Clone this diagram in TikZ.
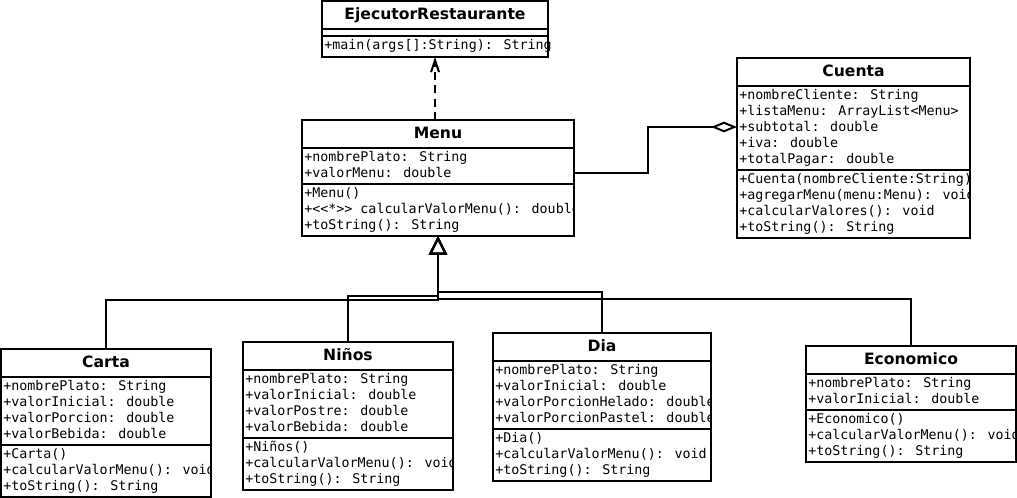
\documentclass[tikz,border=0pt]{standalone}
\usepackage{fontspec}
\setmainfont{DejaVu Sans}
\newfontfamily\umlmono{DejaVu Sans Mono}
\usetikzlibrary{arrows.meta}
\newcommand{\pxl}{0.75pt}

\begin{document}
\begin{tikzpicture}[x=0.75pt, y=-0.75pt,
  classbox/.style={draw, line width=1.5pt, anchor=north west, inner sep=0pt, outer sep=0pt},
  classname/.style={font=\bfseries\fontsize{11.7}{14}\selectfont, anchor=base, inner sep=0pt},
  members/.style={font=\umlmono\fontsize{10}{12}\selectfont, align=left, anchor=north west, inner sep=0pt},
  divider/.style={line width=1.5pt},
  inherit/.style={line width=1.5pt, -{Triangle[open, length=14pt, width=13.5pt]}},
  depend/.style={line width=1.5pt, dash pattern=on 6pt off 4pt, -{Straight Barb[length=9pt, width=6pt]}},
  aggreg/.style={line width=1.5pt, -{Diamond[open, length=19.5pt, width=8pt]}}
]
\useasboundingbox (0,0) rectangle (1017,498);

% EjecutorRestaurante
\node[classbox, minimum width=226*\pxl, minimum height=56*\pxl] (ejecutor) at (322,1) {};
\node[classname] (ejecutorname) at (435,20) {EjecutorRestaurante};
\draw[divider] (322,29) -- (548,29);
\draw[divider] (322,36) -- (548,36);
\node[members] (ejecutorops) at (324,39) {+main(args[]:String): String};

% Menu
\node[classbox, minimum width=272*\pxl, minimum height=116*\pxl] (menu) at (302,120) {};
\node[classname] (menuname) at (438,139) {Menu};
\draw[divider] (302,148) -- (574,148);
\draw[divider] (302,184) -- (574,184);
\begin{scope}
  \clip (302,120) rectangle (574,236);
  \node[members] (menuattr) at (304,151) {+nombrePlato: String\\+valorMenu: double};
  \node[members] (menuops) at (304,187) {+Menu()\\+<<*>> calcularValorMenu(): double\\+toString(): String};
\end{scope}

% Cuenta
\node[classbox, minimum width=233*\pxl, minimum height=180*\pxl] (cuenta) at (737,58) {};
\node[classname] (cuentaname) at (853.5,77) {Cuenta};
\draw[divider] (737,86) -- (970,86);
\draw[divider] (737,170) -- (970,170);
\begin{scope}
  \clip (737,58) rectangle (970,238);
  \node[members] (cuentaattr) at (739,89) {+nombreCliente: String\\+listaMenu: ArrayList<Menu>\\+subtotal: double\\+iva: double\\+totalPagar: double};
  \node[members] (cuentaops) at (739,173) {+Cuenta(nombreCliente:String)\\+agregarMenu(menu:Menu): void\\+calcularValores(): void\\+toString(): String};
\end{scope}

% Carta
\node[classbox, minimum width=210*\pxl, minimum height=148*\pxl] (carta) at (1,349) {};
\node[classname] (cartaname) at (106,368) {Carta};
\draw[divider] (1,377) -- (211,377);
\draw[divider] (1,445) -- (211,445);
\begin{scope}
  \clip (1,349) rectangle (211,497);
  \node[members] (cartaattr) at (3,380) {+nombrePlato: String\\+valorInicial: double\\+valorPorcion: double\\+valorBebida: double};
  \node[members] (cartaops) at (3,448) {+Carta()\\+calcularValorMenu(): void\\+toString(): String};
\end{scope}

% Ninos
\node[classbox, minimum width=210*\pxl, minimum height=148*\pxl] (ninos) at (243,342) {};
\node[classname] (ninosname) at (348,361) {Niños};
\draw[divider] (243,370) -- (453,370);
\draw[divider] (243,438) -- (453,438);
\begin{scope}
  \clip (243,342) rectangle (453,490);
  \node[members] (ninosattr) at (245,373) {+nombrePlato: String\\+valorInicial: double\\+valorPostre: double\\+valorBebida: double};
  \node[members] (ninosops) at (245,441) {+Niños()\\+calcularValorMenu(): void\\+toString(): String};
\end{scope}

% Dia
\node[classbox, minimum width=218*\pxl, minimum height=148*\pxl] (dia) at (493,333) {};
\node[classname] (dianame) at (602,352) {Dia};
\draw[divider] (493,361) -- (711,361);
\draw[divider] (493,429) -- (711,429);
\begin{scope}
  \clip (493,333) rectangle (711,481);
  \node[members] (diaattr) at (495,364) {+nombrePlato: String\\+valorInicial: double\\+valorPorcionHelado: double\\+valorPorcionPastel: double};
  \node[members] (diaops) at (495,432) {+Dia()\\+calcularValorMenu(): void\\+toString(): String};
\end{scope}

% Economico
\node[classbox, minimum width=210*\pxl, minimum height=116*\pxl] (economico) at (806,346) {};
\node[classname] (economiconame) at (911,365) {Economico};
\draw[divider] (806,374) -- (1016,374);
\draw[divider] (806,410) -- (1016,410);
\begin{scope}
  \clip (806,346) rectangle (1016,462);
  \node[members] (economicoattr) at (808,377) {+nombrePlato: String\\+valorInicial: double};
  \node[members] (economicoops) at (808,413) {+Economico()\\+calcularValorMenu(): void\\+toString(): String};
\end{scope}

% Abhaengigkeit und Aggregation
\draw[depend] (menu.north -| ejecutor.south) -- (ejecutor.south);
\draw[aggreg] (menu.east |- 0,173) -- (648,173) |- (cuenta.west |- 0,127);

% Vererbung
\draw[inherit] (carta.north) -- ++(0,-49) -| (menu.south);
\draw[inherit] (ninos.north) -- ++(0,-46) -| (menu.south);
\draw[inherit] (dia.north) -- ++(0,-41) -| (menu.south);
\draw[inherit] (economico.north) -- ++(0,-47) -| (menu.south);
\end{tikzpicture}
\end{document}
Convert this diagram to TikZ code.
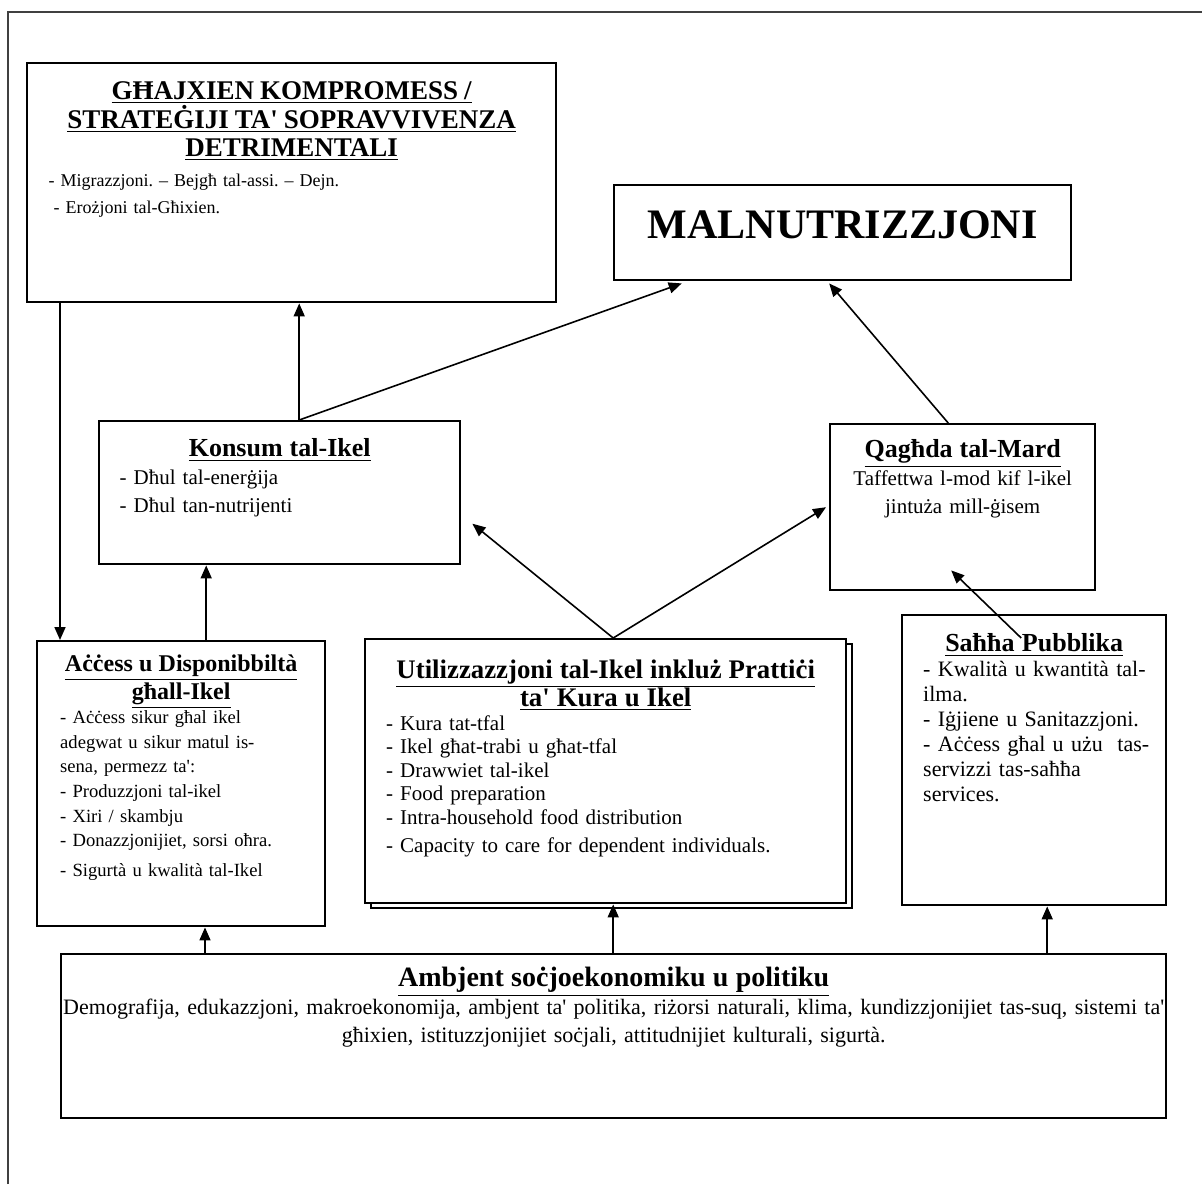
\documentclass[tikz,border=0pt]{standalone}
\usepackage{fontspec}
\setmainfont{Liberation Serif}
\usetikzlibrary{arrows.meta,shadows}

\newcommand{\apos}{\textquotesingle}
\newcommand{\ttl}[2][13]{{\centering\fontsize{#1}{14.25}\bfseries #2\par}}
\frenchspacing

\begin{document}
\begin{tikzpicture}[x=0.5pt,y=-0.5pt,
	box/.style={draw,fill=white,line width=1.2pt,rectangle,inner sep=0pt,anchor=north west},
	txt/.style={inner sep=0pt,anchor=north,align=left},
	arr/.style={-{Triangle[length=6.5pt,width=5.5pt]},line width=0.8pt}
	]
	
	\useasboundingbox (0,0) rectangle (1202,1184);
	\draw[line width=1.1pt,black!75] (8,1184) -- (8,12) -- (1202,12);
	
	% boxes
	\node[box,minimum width=264.5pt,minimum height=119.5pt] (gh) at (26,62) {};
	\node[box,minimum width=228.5pt,minimum height=47.5pt] (mal) at (613,184) {};
	\node[box,minimum width=180.5pt,minimum height=71.5pt] (kon) at (98,420) {};
	\node[box,minimum width=132.5pt,minimum height=83pt] (qag) at (829,423) {};
	\node[box,minimum width=144pt,minimum height=142.5pt] (acc) at (36,640) {};
	\node[box,minimum width=240.5pt,minimum height=132pt,
		copy shadow={shadow xshift=3pt,shadow yshift=-2.5pt}] (util) at (364,638) {};
	\node[box,minimum width=132pt,minimum height=145pt] (sah) at (901,614) {};
	\node[box,minimum width=552.5pt,minimum height=82pt] (amb) at (60,953) {};
	
	% texts
	\node[txt,text width=243pt,font=\fontsize{9}{13.5}\selectfont] (ghT) at ([yshift=-9.7pt]gh.north)
		{\ttl[13.5]{\underline{GĦAJXIEN KOMPROMESS /}\\\underline{STRATEĠIJI TA\apos{} SOPRAVVIVENZA}\\\underline{DETRIMENTALI}}\vspace{1.5pt}
		- Migrazzjoni. – Bejgħ tal-assi. – Dejn.\\\hspace*{2.5pt}- Erożjoni tal-Għixien.};
	\node[txt,align=center,font=\fontsize{21}{24}\bfseries] (malT) at ([yshift=-13pt]mal.north) {MALNUTRIZZJONI};
	\node[txt,text width=160pt,font=\fontsize{10.5}{14}\selectfont] (konT) at ([yshift=-9.2pt]kon.north)
		{\ttl{\underline{Konsum tal-Ikel}}- Dħul tal-enerġija\\- Dħul tan-nutrijenti};
	\node[txt,align=center,text width=120pt,font=\fontsize{10.5}{14}\selectfont] (qagT) at ([yshift=-8.2pt]qag.north)
		{\ttl{\underline{Qagħda tal-Mard}}Taffettwa l-mod kif l-ikel\\jintuża mill-ġisem};
	\node[txt,text width=121pt,font=\fontsize{9.3}{12.3}\selectfont] (accT) at ([yshift=-7pt]acc.north)
		{{\centering\fontsize{12}{14}\bfseries\underline{Aċċess u Disponibbiltà}\\\underline{għall-Ikel}\par}
		-\ Aċċess sikur għal ikel\\adegwat u sikur matul is-\\sena, permezz ta\apos:\\- Produzzjoni tal-ikel\\- Xiri / skambju\\
		- Donazzjonijiet, sorsi oħra.\\[2.5pt]- Sigurtà u kwalità tal-Ikel};
	\node[txt,text width=219.5pt,font=\fontsize{10.5}{11.8}\selectfont] (utilT) at ([yshift=-10.5pt]util.north)
		{\ttl[13.4]{\underline{Utilizzazzjoni tal-Ikel inkluż Prattiċi}\\\underline{ta\apos{} Kura u Ikel}}
		- Kura tat-tfal\\- Ikel għat-trabi u għat-tfal\\- Drawwiet tal-ikel\\- Food preparation\\
		- Intra-household food distribution\\[2pt]- Capacity to care for dependent individuals.};
	\node[txt,text width=118pt,font=\fontsize{11}{12.5}\selectfont] (sahT) at ([xshift=3.5pt,yshift=-9.7pt]sah.north)
		{\ttl{\hspace*{-7pt}\underline{Saħħa Pubblika}}- Kwalità u kwantità tal-\\ilma.\\- Iġjiene u Sanitazzjoni.\\
		- Aċċess għal u użu\ \ tas-\\servizzi tas-saħħa\\services.};
	\node[txt,align=center,text width=552pt,font=\fontsize{11}{14}\selectfont] (ambT) at ([yshift=-6.7pt]amb.north)
		{\ttl[14]{\underline{Ambjent soċjoekonomiku u politiku}}
		Demografija, edukazzjoni, makroekonomija, ambjent ta\apos{} politika, riżorsi naturali, klima, kundizzjonijiet tas-suq, sistemi ta\apos\\
		għixien, istituzzjonijiet soċjali, attitudnijiet kulturali, sigurtà.};
	
	% arrows
	\draw[arr] ([xshift=17pt]gh.south west) -- ([xshift=12pt]acc.north west);
	\draw[arr] ([xshift=9.75pt]kon.north) -- ([xshift=9.75pt]kon.north |- gh.south);
	\draw[arr] ([xshift=9.75pt]kon.north) -- ([xshift=-80.5pt,yshift=-1pt]mal.south);
	\draw[arr] ([xshift=-7.25pt]qag.north) -- ([xshift=-6.75pt,yshift=-1pt]mal.south);
	\draw[arr] ([xshift=12.5pt]acc.north) -- ([xshift=12.5pt]acc.north |- kon.south);
	\draw[arr] ([xshift=3.75pt]util.north) -- ([xshift=5.5pt,yshift=-15.5pt]kon.east);
	\draw[arr] ([xshift=3.75pt]util.north) -- ([xshift=-1.5pt]qag.west);
	\draw[arr] ([xshift=-6.5pt,yshift=-12pt]sah.north) -- ([xshift=-5.75pt,yshift=10.5pt]qag.south);
	\draw[arr] ([xshift=72.5pt]amb.north west) -- ([xshift=72.5pt]amb.north west |- acc.south);
	\draw[arr] ([xshift=3.75pt]util.south |- amb.north) -- ([xshift=3.75pt]util.south);
	\draw[arr] ([xshift=6.5pt]sah.south |- amb.north) -- ([xshift=6.5pt]sah.south);
\end{tikzpicture}
\end{document}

•••••

WHAT YOU ARE ASKED TO DO » Begin with the line that contains "Convert this diagram to TikZ code." and end with the line that contains "(8,12) -- (1202,12);"; write out both and all lines between exactly, but no pictures.

SOLUTION TO THE PROBLEM »
Convert this diagram to TikZ code.
\documentclass[tikz,border=0pt]{standalone}
\usepackage{fontspec}
\setmainfont{Liberation Serif}
\usetikzlibrary{arrows.meta,shadows}

\newcommand{\apos}{\textquotesingle}
\newcommand{\ttl}[2][13]{{\centering\fontsize{#1}{14.25}\bfseries #2\par}}
\frenchspacing

\begin{document}
\begin{tikzpicture}[x=0.5pt,y=-0.5pt,
	box/.style={draw,fill=white,line width=1.2pt,rectangle,inner sep=0pt,anchor=north west},
	txt/.style={inner sep=0pt,anchor=north,align=left},
	arr/.style={-{Triangle[length=6.5pt,width=5.5pt]},line width=0.8pt}
	]
	
	\useasboundingbox (0,0) rectangle (1202,1184);
	\draw[line width=1.1pt,black!75] (8,1184) -- (8,12) -- (1202,12);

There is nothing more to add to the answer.